THE REQUEST: Everything from the first line down to the line containing "venB_err = [8, 8, 33, 27, 27, 13, 24, 37]" should be reproduced exactly; please include nothing else.
## START DATASET SECTION
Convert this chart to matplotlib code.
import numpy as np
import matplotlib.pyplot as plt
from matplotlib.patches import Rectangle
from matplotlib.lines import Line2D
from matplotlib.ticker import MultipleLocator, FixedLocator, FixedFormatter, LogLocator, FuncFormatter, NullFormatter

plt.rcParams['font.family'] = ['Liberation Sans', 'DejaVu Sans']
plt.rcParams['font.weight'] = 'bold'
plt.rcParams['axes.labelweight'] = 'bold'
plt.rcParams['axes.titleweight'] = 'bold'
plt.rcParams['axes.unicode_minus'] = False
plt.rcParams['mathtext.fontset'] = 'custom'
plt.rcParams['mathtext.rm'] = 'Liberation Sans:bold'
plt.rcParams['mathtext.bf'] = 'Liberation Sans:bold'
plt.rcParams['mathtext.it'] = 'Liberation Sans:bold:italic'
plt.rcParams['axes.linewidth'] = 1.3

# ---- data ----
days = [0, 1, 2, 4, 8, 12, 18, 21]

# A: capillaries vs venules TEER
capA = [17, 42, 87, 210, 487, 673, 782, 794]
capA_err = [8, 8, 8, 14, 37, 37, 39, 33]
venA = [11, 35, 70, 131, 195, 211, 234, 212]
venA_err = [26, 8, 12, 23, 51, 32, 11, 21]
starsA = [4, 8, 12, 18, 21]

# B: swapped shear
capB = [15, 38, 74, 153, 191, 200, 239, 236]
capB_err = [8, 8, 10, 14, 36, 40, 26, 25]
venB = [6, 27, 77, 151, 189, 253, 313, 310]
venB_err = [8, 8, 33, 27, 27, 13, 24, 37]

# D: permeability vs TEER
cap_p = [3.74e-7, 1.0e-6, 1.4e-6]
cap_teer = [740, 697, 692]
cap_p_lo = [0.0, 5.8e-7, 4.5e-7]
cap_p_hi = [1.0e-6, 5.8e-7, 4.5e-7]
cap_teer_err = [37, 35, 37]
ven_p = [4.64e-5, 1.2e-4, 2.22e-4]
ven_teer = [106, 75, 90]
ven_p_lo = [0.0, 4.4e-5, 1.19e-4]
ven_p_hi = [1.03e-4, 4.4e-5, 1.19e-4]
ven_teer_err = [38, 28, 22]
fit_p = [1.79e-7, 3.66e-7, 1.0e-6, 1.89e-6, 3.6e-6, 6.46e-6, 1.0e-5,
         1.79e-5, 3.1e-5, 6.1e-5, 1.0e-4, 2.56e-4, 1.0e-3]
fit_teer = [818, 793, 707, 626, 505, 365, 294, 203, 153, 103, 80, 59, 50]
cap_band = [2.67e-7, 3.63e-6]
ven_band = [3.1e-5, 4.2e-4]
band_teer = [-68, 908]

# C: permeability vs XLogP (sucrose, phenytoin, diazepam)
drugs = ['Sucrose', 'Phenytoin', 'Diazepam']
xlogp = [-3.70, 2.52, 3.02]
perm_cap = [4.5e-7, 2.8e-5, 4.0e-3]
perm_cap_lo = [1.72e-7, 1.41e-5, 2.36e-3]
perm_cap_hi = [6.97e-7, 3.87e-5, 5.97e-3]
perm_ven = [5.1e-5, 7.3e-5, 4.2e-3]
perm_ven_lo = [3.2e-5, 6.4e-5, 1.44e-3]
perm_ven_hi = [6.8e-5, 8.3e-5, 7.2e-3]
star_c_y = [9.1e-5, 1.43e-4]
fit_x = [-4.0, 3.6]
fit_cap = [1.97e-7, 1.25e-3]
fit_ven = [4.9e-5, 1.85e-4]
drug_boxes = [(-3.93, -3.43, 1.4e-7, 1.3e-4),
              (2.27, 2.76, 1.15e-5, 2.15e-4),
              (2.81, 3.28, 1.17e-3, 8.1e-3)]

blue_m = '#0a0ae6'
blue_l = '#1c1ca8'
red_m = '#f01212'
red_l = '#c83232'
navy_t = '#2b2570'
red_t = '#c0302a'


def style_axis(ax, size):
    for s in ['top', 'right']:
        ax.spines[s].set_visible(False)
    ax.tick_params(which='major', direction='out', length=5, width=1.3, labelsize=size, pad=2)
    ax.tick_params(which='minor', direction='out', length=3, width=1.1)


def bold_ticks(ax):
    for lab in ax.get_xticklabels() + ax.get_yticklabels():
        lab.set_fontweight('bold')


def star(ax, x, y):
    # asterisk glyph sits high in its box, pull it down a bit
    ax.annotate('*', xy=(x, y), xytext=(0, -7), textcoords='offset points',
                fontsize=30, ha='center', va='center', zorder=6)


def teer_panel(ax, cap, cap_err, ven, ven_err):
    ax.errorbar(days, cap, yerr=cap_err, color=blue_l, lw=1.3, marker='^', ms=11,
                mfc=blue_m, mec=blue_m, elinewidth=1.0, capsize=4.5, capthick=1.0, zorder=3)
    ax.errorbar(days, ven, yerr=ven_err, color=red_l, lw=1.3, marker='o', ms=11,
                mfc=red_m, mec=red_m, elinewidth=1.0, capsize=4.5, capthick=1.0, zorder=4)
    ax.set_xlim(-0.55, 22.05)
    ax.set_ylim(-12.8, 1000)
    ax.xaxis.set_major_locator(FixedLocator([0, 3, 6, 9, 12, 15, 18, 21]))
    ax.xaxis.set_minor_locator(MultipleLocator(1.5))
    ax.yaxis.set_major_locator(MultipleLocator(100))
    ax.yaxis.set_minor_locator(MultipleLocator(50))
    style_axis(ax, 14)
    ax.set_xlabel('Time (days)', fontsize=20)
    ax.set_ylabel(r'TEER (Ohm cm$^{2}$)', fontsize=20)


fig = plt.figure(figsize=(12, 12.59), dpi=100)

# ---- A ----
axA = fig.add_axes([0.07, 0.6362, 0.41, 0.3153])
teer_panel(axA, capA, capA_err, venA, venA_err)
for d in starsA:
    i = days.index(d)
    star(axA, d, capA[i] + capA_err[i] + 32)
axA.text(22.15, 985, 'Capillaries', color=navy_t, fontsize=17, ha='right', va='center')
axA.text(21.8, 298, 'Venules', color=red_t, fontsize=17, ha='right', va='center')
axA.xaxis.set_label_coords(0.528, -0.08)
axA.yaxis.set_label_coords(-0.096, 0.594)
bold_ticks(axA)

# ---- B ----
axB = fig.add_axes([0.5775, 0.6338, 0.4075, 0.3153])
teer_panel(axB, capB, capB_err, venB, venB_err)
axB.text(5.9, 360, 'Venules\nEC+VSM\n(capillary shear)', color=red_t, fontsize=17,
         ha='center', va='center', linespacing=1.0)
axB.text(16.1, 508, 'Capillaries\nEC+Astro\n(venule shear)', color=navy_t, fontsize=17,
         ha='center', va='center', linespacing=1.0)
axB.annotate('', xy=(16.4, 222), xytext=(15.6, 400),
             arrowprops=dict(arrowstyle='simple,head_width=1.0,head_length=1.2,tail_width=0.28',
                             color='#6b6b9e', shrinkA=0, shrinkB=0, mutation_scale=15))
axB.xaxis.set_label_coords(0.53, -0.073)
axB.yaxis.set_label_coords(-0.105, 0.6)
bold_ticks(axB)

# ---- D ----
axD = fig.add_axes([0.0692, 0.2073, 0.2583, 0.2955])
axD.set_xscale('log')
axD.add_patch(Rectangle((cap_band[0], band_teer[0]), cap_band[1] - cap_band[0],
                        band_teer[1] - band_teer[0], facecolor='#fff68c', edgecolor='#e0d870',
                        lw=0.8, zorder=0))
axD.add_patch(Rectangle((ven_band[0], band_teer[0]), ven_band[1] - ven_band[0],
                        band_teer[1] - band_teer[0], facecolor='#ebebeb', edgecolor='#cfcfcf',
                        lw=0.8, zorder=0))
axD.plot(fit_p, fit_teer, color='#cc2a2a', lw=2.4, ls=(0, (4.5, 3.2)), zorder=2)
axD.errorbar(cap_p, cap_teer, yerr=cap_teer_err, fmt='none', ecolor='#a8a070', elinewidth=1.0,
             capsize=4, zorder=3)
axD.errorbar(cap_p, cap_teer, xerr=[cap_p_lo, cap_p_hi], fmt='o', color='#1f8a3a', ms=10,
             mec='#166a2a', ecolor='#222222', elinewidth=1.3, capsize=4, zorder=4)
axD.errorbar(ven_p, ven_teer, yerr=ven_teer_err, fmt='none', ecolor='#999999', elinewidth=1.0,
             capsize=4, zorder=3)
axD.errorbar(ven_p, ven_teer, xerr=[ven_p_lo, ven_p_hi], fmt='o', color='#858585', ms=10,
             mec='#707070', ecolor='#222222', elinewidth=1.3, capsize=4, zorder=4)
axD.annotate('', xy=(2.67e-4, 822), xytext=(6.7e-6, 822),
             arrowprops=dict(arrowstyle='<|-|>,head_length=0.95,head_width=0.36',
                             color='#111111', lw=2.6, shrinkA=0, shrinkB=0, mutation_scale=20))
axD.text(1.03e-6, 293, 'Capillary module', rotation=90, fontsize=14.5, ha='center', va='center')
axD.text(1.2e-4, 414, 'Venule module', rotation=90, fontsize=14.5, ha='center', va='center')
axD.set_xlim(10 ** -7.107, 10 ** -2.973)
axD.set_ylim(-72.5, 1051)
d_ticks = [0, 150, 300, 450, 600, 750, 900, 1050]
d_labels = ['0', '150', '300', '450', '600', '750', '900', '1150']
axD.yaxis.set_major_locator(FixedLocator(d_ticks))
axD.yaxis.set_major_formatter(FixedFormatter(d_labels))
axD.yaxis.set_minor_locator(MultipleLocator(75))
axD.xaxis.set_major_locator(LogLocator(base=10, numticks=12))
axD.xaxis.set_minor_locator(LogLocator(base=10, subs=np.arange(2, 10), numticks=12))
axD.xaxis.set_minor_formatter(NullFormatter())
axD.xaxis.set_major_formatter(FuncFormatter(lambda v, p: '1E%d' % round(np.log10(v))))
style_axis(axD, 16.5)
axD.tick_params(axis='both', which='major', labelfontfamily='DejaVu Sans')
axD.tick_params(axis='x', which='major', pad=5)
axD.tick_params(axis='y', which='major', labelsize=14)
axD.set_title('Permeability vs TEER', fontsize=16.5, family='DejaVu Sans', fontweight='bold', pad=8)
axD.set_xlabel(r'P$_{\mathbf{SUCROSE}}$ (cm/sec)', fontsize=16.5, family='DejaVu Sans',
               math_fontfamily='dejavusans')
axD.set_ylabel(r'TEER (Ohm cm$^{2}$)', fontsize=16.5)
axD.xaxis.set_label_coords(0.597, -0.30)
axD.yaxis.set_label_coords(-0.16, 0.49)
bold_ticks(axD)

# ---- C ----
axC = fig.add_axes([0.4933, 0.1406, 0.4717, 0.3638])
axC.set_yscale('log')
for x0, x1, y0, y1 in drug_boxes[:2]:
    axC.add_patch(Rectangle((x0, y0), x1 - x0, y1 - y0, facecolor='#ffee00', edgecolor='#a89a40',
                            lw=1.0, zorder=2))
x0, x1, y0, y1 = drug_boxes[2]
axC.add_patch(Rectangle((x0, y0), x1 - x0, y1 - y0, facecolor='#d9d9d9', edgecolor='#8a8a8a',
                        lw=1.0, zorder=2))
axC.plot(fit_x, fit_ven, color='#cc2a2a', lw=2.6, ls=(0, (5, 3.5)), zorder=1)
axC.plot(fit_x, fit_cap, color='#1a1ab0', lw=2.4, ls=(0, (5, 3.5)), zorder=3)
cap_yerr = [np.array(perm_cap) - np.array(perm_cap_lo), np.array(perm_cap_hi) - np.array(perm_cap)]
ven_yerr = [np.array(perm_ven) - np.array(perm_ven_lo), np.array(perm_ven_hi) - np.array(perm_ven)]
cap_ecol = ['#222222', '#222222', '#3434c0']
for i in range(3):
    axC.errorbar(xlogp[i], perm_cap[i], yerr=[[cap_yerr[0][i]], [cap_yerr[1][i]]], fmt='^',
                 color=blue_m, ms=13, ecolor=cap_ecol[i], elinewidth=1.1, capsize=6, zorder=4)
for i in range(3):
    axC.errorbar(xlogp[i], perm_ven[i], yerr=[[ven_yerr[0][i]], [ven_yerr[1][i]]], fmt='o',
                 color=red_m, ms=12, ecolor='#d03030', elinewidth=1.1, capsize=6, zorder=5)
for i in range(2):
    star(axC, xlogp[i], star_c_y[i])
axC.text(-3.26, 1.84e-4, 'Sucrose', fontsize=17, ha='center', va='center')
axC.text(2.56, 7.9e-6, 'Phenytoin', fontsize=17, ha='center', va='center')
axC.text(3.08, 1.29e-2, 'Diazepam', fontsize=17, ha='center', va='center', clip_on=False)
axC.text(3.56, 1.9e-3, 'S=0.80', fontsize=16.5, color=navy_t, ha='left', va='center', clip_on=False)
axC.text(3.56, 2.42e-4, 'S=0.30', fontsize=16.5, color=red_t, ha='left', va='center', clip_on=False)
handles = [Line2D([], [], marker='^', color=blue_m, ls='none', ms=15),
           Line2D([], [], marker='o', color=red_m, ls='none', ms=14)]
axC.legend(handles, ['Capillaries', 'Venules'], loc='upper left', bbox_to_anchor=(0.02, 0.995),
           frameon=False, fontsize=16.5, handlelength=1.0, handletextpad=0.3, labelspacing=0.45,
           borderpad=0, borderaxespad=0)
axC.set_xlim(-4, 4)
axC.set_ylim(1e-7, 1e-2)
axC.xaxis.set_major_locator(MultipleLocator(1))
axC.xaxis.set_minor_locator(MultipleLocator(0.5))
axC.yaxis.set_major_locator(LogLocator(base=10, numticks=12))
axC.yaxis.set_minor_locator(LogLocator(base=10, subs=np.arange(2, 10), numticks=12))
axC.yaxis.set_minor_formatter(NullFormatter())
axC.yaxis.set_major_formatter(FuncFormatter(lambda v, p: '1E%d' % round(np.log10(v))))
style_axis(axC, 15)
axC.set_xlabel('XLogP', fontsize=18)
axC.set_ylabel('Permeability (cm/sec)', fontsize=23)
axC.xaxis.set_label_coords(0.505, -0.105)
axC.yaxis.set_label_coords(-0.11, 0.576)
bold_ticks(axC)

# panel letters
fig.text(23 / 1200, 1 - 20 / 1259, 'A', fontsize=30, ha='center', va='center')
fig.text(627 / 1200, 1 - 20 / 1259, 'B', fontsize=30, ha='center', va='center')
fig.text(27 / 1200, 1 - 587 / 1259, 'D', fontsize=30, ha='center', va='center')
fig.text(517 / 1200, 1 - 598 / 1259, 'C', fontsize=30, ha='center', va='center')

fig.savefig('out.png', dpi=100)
## END DATASET SECTION
RESPONSE BELOW:
Convert this chart to matplotlib code.
import numpy as np
import matplotlib.pyplot as plt
from matplotlib.patches import Rectangle
from matplotlib.lines import Line2D
from matplotlib.ticker import MultipleLocator, FixedLocator, FixedFormatter, LogLocator, FuncFormatter, NullFormatter

plt.rcParams['font.family'] = ['Liberation Sans', 'DejaVu Sans']
plt.rcParams['font.weight'] = 'bold'
plt.rcParams['axes.labelweight'] = 'bold'
plt.rcParams['axes.titleweight'] = 'bold'
plt.rcParams['axes.unicode_minus'] = False
plt.rcParams['mathtext.fontset'] = 'custom'
plt.rcParams['mathtext.rm'] = 'Liberation Sans:bold'
plt.rcParams['mathtext.bf'] = 'Liberation Sans:bold'
plt.rcParams['mathtext.it'] = 'Liberation Sans:bold:italic'
plt.rcParams['axes.linewidth'] = 1.3

# ---- data ----
days = [0, 1, 2, 4, 8, 12, 18, 21]

# A: capillaries vs venules TEER
capA = [17, 42, 87, 210, 487, 673, 782, 794]
capA_err = [8, 8, 8, 14, 37, 37, 39, 33]
venA = [11, 35, 70, 131, 195, 211, 234, 212]
venA_err = [26, 8, 12, 23, 51, 32, 11, 21]
starsA = [4, 8, 12, 18, 21]

# B: swapped shear
capB = [15, 38, 74, 153, 191, 200, 239, 236]
capB_err = [8, 8, 10, 14, 36, 40, 26, 25]
venB = [6, 27, 77, 151, 189, 253, 313, 310]
venB_err = [8, 8, 33, 27, 27, 13, 24, 37]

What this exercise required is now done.